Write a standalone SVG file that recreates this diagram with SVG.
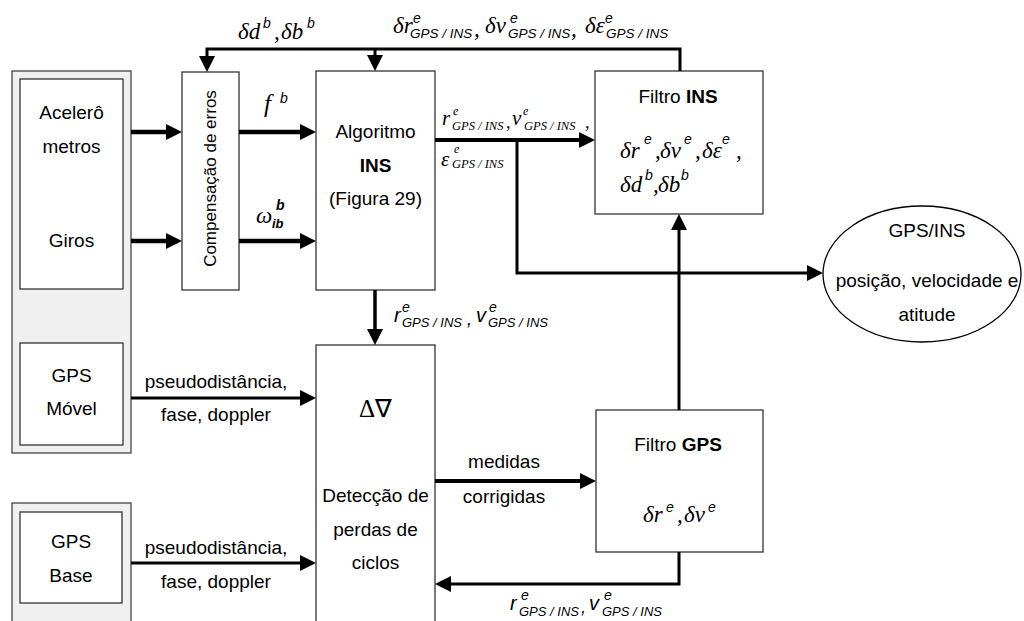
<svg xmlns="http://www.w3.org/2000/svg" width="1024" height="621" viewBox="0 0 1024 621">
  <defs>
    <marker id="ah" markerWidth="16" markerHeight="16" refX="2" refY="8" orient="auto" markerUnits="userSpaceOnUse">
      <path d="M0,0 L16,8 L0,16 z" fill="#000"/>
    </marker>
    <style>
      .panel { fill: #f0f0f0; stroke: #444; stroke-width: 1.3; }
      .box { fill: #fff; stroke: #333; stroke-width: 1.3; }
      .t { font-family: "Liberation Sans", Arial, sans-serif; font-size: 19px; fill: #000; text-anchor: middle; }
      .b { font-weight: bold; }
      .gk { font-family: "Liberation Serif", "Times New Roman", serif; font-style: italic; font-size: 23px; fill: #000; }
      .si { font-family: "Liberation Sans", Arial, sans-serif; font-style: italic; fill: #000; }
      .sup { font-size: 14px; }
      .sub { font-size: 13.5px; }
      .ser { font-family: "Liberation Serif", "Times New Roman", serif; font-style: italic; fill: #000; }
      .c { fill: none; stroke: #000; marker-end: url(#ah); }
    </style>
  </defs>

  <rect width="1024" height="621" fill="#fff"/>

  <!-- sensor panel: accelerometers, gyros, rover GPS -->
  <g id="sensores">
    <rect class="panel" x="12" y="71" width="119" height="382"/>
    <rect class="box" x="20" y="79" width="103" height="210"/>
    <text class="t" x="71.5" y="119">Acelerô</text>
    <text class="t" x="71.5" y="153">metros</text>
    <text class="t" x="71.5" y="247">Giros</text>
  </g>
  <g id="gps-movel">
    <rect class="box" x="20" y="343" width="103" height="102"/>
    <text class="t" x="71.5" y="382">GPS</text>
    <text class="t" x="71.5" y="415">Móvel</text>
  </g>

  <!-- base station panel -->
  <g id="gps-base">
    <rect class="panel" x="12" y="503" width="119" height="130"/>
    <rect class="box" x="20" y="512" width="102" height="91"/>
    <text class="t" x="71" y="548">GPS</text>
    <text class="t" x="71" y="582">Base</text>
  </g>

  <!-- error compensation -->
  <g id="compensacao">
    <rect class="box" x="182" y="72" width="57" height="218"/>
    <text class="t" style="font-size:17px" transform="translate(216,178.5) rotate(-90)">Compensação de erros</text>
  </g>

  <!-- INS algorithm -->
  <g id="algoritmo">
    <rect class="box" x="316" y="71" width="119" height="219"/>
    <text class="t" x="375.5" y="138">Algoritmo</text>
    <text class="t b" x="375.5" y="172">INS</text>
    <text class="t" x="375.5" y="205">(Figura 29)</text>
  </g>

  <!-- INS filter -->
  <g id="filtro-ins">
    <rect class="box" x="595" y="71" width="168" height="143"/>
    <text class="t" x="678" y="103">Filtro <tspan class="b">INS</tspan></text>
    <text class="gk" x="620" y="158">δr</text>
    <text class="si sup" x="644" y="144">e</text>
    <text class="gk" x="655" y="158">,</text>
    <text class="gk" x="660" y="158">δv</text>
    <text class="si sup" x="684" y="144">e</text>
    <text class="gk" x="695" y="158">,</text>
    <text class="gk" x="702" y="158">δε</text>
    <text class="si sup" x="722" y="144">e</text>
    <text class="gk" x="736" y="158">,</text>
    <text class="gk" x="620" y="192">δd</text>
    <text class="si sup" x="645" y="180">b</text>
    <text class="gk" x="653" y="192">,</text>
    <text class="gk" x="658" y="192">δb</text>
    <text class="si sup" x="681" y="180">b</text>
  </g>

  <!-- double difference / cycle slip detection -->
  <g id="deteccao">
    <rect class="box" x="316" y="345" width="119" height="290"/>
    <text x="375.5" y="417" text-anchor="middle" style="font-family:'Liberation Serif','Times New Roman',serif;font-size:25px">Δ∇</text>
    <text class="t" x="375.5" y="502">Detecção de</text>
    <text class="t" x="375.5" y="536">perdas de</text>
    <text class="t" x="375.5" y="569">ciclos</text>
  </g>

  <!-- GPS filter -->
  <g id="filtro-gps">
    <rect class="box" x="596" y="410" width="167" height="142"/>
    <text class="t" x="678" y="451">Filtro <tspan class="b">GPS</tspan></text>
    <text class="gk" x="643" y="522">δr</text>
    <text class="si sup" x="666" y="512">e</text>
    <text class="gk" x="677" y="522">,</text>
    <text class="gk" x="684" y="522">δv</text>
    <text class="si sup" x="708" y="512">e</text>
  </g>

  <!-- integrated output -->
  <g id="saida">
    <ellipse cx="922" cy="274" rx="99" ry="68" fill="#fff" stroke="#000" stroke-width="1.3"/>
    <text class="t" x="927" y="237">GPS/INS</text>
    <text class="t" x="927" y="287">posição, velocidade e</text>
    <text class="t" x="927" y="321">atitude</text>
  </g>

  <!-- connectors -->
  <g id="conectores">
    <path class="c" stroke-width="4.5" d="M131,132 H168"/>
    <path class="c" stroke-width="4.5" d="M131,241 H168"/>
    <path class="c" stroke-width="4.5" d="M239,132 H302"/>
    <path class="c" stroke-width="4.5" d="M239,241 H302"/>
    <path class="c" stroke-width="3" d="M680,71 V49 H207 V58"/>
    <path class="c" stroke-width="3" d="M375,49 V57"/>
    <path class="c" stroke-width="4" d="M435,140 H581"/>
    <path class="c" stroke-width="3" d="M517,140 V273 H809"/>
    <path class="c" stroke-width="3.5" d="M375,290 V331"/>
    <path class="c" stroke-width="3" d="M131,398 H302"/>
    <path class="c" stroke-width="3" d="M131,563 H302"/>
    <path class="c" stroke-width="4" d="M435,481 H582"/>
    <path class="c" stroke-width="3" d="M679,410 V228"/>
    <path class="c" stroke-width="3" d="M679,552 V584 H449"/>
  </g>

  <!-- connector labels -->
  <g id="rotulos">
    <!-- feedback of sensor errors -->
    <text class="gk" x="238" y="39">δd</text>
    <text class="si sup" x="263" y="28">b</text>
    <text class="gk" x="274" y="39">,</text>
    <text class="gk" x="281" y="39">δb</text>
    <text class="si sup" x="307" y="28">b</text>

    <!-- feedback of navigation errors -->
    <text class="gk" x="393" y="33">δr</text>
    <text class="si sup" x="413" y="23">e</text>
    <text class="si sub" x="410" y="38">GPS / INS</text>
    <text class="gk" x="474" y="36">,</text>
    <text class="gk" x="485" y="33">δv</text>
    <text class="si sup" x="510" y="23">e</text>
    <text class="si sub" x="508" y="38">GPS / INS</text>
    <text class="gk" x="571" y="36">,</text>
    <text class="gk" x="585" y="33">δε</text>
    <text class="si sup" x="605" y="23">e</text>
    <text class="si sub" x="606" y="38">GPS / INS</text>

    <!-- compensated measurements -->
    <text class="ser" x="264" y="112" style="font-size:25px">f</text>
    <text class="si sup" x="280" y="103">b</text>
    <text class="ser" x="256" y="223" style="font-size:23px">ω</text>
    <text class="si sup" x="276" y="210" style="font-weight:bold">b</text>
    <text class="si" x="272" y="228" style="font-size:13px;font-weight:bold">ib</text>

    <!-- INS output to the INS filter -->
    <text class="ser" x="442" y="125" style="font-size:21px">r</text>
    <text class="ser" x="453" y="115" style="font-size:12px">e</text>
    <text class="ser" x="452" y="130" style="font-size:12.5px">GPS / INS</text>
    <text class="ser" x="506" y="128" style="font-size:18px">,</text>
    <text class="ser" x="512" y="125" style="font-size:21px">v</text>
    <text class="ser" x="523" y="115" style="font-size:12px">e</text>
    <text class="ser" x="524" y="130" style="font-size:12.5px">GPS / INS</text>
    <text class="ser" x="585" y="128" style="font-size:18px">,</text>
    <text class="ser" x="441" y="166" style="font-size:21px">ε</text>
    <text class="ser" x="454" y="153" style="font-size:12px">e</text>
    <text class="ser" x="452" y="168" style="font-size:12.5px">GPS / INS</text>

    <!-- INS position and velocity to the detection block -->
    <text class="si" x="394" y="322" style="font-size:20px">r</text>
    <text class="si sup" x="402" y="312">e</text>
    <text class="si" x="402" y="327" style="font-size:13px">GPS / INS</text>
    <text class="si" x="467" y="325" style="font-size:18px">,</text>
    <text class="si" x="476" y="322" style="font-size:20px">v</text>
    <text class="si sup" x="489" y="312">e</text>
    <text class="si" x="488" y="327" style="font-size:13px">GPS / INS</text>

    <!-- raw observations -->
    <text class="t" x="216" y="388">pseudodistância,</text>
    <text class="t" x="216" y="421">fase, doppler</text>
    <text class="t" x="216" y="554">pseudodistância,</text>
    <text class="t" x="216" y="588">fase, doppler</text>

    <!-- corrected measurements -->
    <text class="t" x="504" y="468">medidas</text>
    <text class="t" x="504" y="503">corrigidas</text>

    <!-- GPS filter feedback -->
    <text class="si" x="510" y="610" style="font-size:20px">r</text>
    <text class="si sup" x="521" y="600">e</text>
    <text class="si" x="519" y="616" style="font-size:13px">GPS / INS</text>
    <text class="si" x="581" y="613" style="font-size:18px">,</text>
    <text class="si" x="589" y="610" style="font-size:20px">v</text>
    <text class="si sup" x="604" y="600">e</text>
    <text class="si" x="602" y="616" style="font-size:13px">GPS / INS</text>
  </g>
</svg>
= = = = =
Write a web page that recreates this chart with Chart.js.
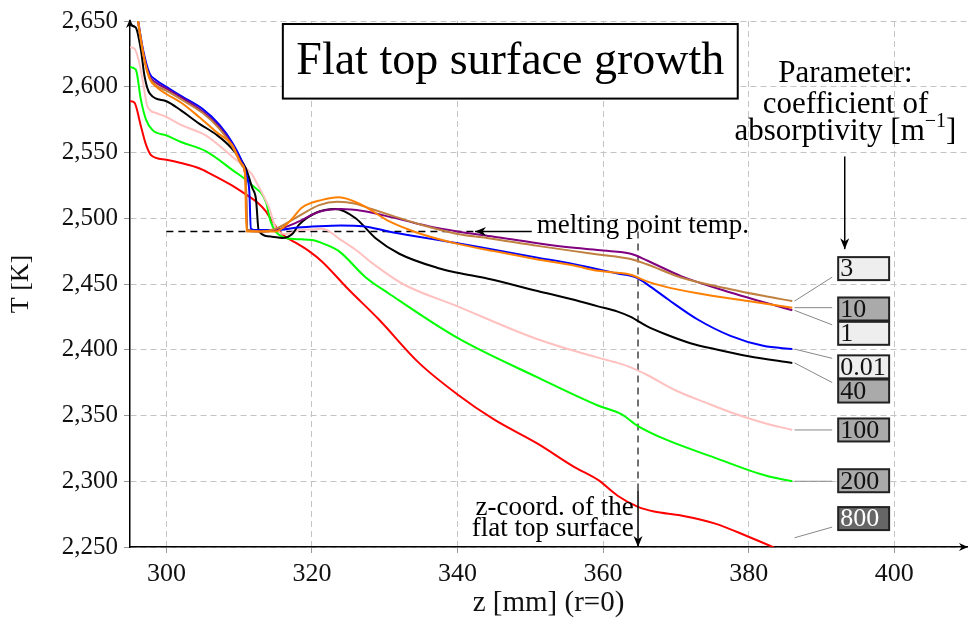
= = = = =
● **INSTRUCTIONS TO FOLLOW**: State how many lines of the listing include "that", and nothing more.

● **EXERCISE SOLUTION**: 2